**AIM:** Give back the full listing, character for character, with no pictures.

**PROVIDED DATA:**

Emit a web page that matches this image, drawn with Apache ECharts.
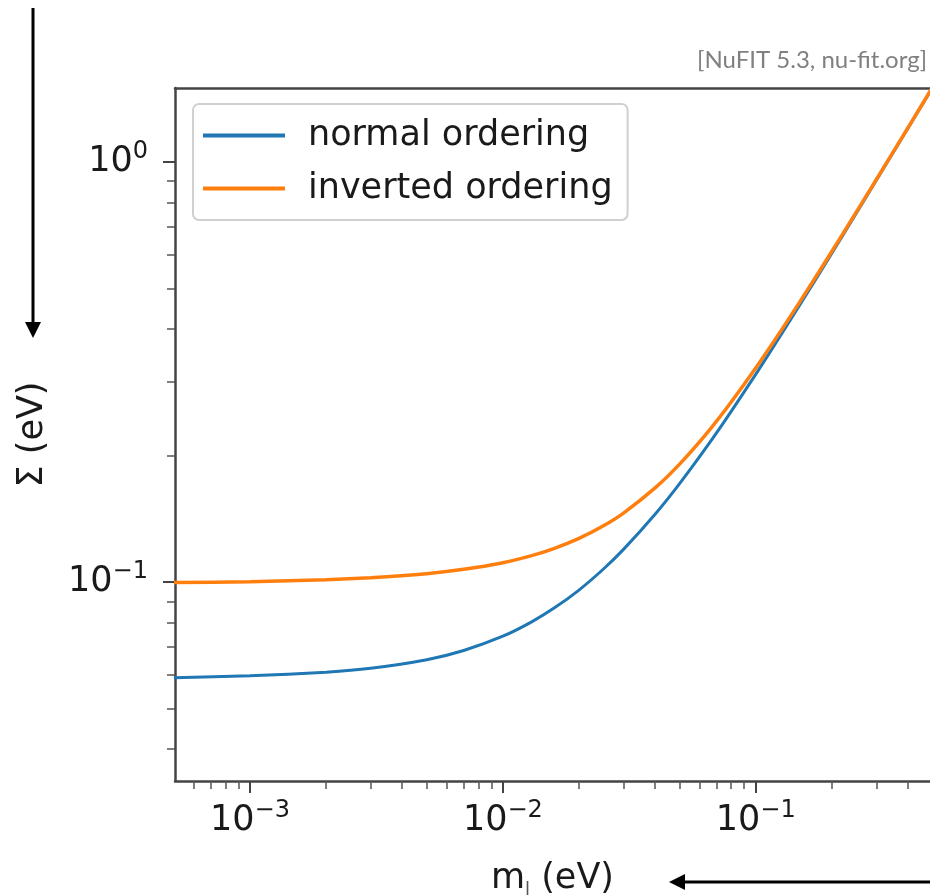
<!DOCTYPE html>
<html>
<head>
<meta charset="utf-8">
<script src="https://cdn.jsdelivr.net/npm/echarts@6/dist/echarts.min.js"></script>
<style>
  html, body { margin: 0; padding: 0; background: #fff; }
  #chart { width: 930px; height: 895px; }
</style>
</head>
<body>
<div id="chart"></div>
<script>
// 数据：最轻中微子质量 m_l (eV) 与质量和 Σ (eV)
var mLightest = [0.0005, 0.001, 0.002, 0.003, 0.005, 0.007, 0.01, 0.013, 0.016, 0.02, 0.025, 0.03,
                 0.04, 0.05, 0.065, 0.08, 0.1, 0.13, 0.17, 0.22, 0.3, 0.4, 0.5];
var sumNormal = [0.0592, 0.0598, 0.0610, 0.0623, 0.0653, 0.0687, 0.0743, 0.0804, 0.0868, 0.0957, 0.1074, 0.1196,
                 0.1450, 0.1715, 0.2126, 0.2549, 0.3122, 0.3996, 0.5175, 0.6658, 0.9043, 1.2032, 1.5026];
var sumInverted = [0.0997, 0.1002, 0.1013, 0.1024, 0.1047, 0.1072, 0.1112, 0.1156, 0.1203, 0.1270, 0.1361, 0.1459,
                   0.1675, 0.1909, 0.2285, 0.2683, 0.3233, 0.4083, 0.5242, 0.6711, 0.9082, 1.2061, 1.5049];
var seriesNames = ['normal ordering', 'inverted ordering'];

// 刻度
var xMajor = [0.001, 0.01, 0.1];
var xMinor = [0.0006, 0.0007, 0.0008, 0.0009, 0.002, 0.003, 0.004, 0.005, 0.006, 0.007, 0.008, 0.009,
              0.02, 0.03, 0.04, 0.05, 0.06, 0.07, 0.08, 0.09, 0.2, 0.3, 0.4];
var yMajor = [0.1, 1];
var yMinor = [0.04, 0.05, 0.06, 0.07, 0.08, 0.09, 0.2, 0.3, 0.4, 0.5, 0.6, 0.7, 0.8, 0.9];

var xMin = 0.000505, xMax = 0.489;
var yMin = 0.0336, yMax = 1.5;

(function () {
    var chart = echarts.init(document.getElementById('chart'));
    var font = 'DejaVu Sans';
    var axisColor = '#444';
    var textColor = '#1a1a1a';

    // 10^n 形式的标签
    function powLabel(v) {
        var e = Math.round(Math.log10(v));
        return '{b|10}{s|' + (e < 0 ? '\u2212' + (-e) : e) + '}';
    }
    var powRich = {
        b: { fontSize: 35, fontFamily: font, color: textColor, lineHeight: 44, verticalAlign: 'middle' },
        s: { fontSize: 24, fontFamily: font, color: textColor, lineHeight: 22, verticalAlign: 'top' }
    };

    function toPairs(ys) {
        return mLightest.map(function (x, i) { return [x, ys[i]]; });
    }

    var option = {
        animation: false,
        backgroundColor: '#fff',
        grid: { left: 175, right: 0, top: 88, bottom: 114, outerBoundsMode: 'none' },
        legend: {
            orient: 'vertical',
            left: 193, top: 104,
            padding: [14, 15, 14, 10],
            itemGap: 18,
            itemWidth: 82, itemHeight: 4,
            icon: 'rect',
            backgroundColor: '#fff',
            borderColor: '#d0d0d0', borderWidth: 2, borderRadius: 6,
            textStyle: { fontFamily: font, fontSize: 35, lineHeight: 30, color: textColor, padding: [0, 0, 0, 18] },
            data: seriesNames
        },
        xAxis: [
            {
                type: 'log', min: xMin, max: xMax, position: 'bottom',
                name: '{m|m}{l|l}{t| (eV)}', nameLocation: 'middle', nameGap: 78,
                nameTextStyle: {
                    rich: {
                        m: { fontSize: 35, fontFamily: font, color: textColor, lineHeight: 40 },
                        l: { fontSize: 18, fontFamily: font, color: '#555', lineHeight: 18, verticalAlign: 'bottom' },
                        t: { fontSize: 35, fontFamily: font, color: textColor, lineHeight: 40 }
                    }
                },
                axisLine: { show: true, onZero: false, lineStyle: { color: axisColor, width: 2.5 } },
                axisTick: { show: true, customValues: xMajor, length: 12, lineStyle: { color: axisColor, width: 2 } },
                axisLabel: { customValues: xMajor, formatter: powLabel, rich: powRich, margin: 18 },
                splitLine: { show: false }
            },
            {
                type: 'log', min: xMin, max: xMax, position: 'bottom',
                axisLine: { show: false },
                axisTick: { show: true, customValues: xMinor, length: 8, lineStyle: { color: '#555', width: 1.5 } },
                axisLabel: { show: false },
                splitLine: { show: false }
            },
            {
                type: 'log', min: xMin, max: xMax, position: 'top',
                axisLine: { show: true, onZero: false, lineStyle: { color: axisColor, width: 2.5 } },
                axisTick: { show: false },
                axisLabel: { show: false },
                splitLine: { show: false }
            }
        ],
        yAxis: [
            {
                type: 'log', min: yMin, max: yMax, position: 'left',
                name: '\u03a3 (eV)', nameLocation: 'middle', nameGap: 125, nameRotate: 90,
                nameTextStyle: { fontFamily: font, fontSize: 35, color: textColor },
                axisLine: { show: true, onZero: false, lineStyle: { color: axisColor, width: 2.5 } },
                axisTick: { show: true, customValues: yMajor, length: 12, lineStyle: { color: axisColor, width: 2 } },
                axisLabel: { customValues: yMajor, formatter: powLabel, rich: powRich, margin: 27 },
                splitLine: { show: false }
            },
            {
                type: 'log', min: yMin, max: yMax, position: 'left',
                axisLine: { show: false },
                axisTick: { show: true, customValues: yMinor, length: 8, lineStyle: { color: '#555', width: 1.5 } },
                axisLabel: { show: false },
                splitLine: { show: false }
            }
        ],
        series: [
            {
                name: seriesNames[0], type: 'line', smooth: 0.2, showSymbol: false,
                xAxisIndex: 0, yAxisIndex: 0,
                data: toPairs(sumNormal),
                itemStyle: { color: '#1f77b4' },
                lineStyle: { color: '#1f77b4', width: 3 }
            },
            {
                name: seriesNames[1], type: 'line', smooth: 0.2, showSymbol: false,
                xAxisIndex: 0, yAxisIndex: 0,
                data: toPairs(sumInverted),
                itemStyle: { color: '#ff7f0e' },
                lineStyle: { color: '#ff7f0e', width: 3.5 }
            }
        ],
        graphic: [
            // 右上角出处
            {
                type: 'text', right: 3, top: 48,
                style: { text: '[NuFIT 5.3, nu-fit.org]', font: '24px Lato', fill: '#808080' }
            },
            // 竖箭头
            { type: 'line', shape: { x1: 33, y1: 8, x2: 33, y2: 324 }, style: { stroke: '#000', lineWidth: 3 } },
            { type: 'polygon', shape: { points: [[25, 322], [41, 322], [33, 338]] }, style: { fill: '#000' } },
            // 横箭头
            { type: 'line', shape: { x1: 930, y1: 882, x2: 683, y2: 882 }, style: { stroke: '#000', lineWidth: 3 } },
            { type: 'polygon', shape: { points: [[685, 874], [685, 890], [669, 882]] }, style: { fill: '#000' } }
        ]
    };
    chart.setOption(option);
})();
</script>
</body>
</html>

**PROBLEM SOLUTION:**
Emit a web page that matches this image, drawn with Apache ECharts.
<!DOCTYPE html>
<html>
<head>
<meta charset="utf-8">
<script src="https://cdn.jsdelivr.net/npm/echarts@6/dist/echarts.min.js"></script>
<style>
  html, body { margin: 0; padding: 0; background: #fff; }
  #chart { width: 930px; height: 895px; }
</style>
</head>
<body>
<div id="chart"></div>
<script>
// 数据：最轻中微子质量 m_l (eV) 与质量和 Σ (eV)
var mLightest = [0.0005, 0.001, 0.002, 0.003, 0.005, 0.007, 0.01, 0.013, 0.016, 0.02, 0.025, 0.03,
                 0.04, 0.05, 0.065, 0.08, 0.1, 0.13, 0.17, 0.22, 0.3, 0.4, 0.5];
var sumNormal = [0.0592, 0.0598, 0.0610, 0.0623, 0.0653, 0.0687, 0.0743, 0.0804, 0.0868, 0.0957, 0.1074, 0.1196,
                 0.1450, 0.1715, 0.2126, 0.2549, 0.3122, 0.3996, 0.5175, 0.6658, 0.9043, 1.2032, 1.5026];
var sumInverted = [0.0997, 0.1002, 0.1013, 0.1024, 0.1047, 0.1072, 0.1112, 0.1156, 0.1203, 0.1270, 0.1361, 0.1459,
                   0.1675, 0.1909, 0.2285, 0.2683, 0.3233, 0.4083, 0.5242, 0.6711, 0.9082, 1.2061, 1.5049];
var seriesNames = ['normal ordering', 'inverted ordering'];

// 刻度
var xMajor = [0.001, 0.01, 0.1];
var xMinor = [0.0006, 0.0007, 0.0008, 0.0009, 0.002, 0.003, 0.004, 0.005, 0.006, 0.007, 0.008, 0.009,
              0.02, 0.03, 0.04, 0.05, 0.06, 0.07, 0.08, 0.09, 0.2, 0.3, 0.4];
var yMajor = [0.1, 1];
var yMinor = [0.04, 0.05, 0.06, 0.07, 0.08, 0.09, 0.2, 0.3, 0.4, 0.5, 0.6, 0.7, 0.8, 0.9];

var xMin = 0.000505, xMax = 0.489;
var yMin = 0.0336, yMax = 1.5;

(function () {
    var chart = echarts.init(document.getElementById('chart'));
    var font = 'DejaVu Sans';
    var axisColor = '#444';
    var textColor = '#1a1a1a';

    // 10^n 形式的标签
    function powLabel(v) {
        var e = Math.round(Math.log10(v));
        return '{b|10}{s|' + (e < 0 ? '\u2212' + (-e) : e) + '}';
    }
    var powRich = {
        b: { fontSize: 35, fontFamily: font, color: textColor, lineHeight: 44, verticalAlign: 'middle' },
        s: { fontSize: 24, fontFamily: font, color: textColor, lineHeight: 22, verticalAlign: 'top' }
    };

    function toPairs(ys) {
        return mLightest.map(function (x, i) { return [x, ys[i]]; });
    }

    var option = {
        animation: false,
        backgroundColor: '#fff',
        grid: { left: 175, right: 0, top: 88, bottom: 114, outerBoundsMode: 'none' },
        legend: {
            orient: 'vertical',
            left: 193, top: 104,
            padding: [14, 15, 14, 10],
            itemGap: 18,
            itemWidth: 82, itemHeight: 4,
            icon: 'rect',
            backgroundColor: '#fff',
            borderColor: '#d0d0d0', borderWidth: 2, borderRadius: 6,
            textStyle: { fontFamily: font, fontSize: 35, lineHeight: 30, color: textColor, padding: [0, 0, 0, 18] },
            data: seriesNames
        },
        xAxis: [
            {
                type: 'log', min: xMin, max: xMax, position: 'bottom',
                name: '{m|m}{l|l}{t| (eV)}', nameLocation: 'middle', nameGap: 78,
                nameTextStyle: {
                    rich: {
                        m: { fontSize: 35, fontFamily: font, color: textColor, lineHeight: 40 },
                        l: { fontSize: 18, fontFamily: font, color: '#555', lineHeight: 18, verticalAlign: 'bottom' },
                        t: { fontSize: 35, fontFamily: font, color: textColor, lineHeight: 40 }
                    }
                },
                axisLine: { show: true, onZero: false, lineStyle: { color: axisColor, width: 2.5 } },
                axisTick: { show: true, customValues: xMajor, length: 12, lineStyle: { color: axisColor, width: 2 } },
                axisLabel: { customValues: xMajor, formatter: powLabel, rich: powRich, margin: 18 },
                splitLine: { show: false }
            },
            {
                type: 'log', min: xMin, max: xMax, position: 'bottom',
                axisLine: { show: false },
                axisTick: { show: true, customValues: xMinor, length: 8, lineStyle: { color: '#555', width: 1.5 } },
                axisLabel: { show: false },
                splitLine: { show: false }
            },
            {
                type: 'log', min: xMin, max: xMax, position: 'top',
                axisLine: { show: true, onZero: false, lineStyle: { color: axisColor, width: 2.5 } },
                axisTick: { show: false },
                axisLabel: { show: false },
                splitLine: { show: false }
            }
        ],
        yAxis: [
            {
                type: 'log', min: yMin, max: yMax, position: 'left',
                name: '\u03a3 (eV)', nameLocation: 'middle', nameGap: 125, nameRotate: 90,
                nameTextStyle: { fontFamily: font, fontSize: 35, color: textColor },
                axisLine: { show: true, onZero: false, lineStyle: { color: axisColor, width: 2.5 } },
                axisTick: { show: true, customValues: yMajor, length: 12, lineStyle: { color: axisColor, width: 2 } },
                axisLabel: { customValues: yMajor, formatter: powLabel, rich: powRich, margin: 27 },
                splitLine: { show: false }
            },
            {
                type: 'log', min: yMin, max: yMax, position: 'left',
                axisLine: { show: false },
                axisTick: { show: true, customValues: yMinor, length: 8, lineStyle: { color: '#555', width: 1.5 } },
                axisLabel: { show: false },
                splitLine: { show: false }
            }
        ],
        series: [
            {
                name: seriesNames[0], type: 'line', smooth: 0.2, showSymbol: false,
                xAxisIndex: 0, yAxisIndex: 0,
                data: toPairs(sumNormal),
                itemStyle: { color: '#1f77b4' },
                lineStyle: { color: '#1f77b4', width: 3 }
            },
            {
                name: seriesNames[1], type: 'line', smooth: 0.2, showSymbol: false,
                xAxisIndex: 0, yAxisIndex: 0,
                data: toPairs(sumInverted),
                itemStyle: { color: '#ff7f0e' },
                lineStyle: { color: '#ff7f0e', width: 3.5 }
            }
        ],
        graphic: [
            // 右上角出处
            {
                type: 'text', right: 3, top: 48,
                style: { text: '[NuFIT 5.3, nu-fit.org]', font: '24px Lato', fill: '#808080' }
            },
            // 竖箭头
            { type: 'line', shape: { x1: 33, y1: 8, x2: 33, y2: 324 }, style: { stroke: '#000', lineWidth: 3 } },
            { type: 'polygon', shape: { points: [[25, 322], [41, 322], [33, 338]] }, style: { fill: '#000' } },
            // 横箭头
            { type: 'line', shape: { x1: 930, y1: 882, x2: 683, y2: 882 }, style: { stroke: '#000', lineWidth: 3 } },
            { type: 'polygon', shape: { points: [[685, 874], [685, 890], [669, 882]] }, style: { fill: '#000' } }
        ]
    };
    chart.setOption(option);
})();
</script>
</body>
</html>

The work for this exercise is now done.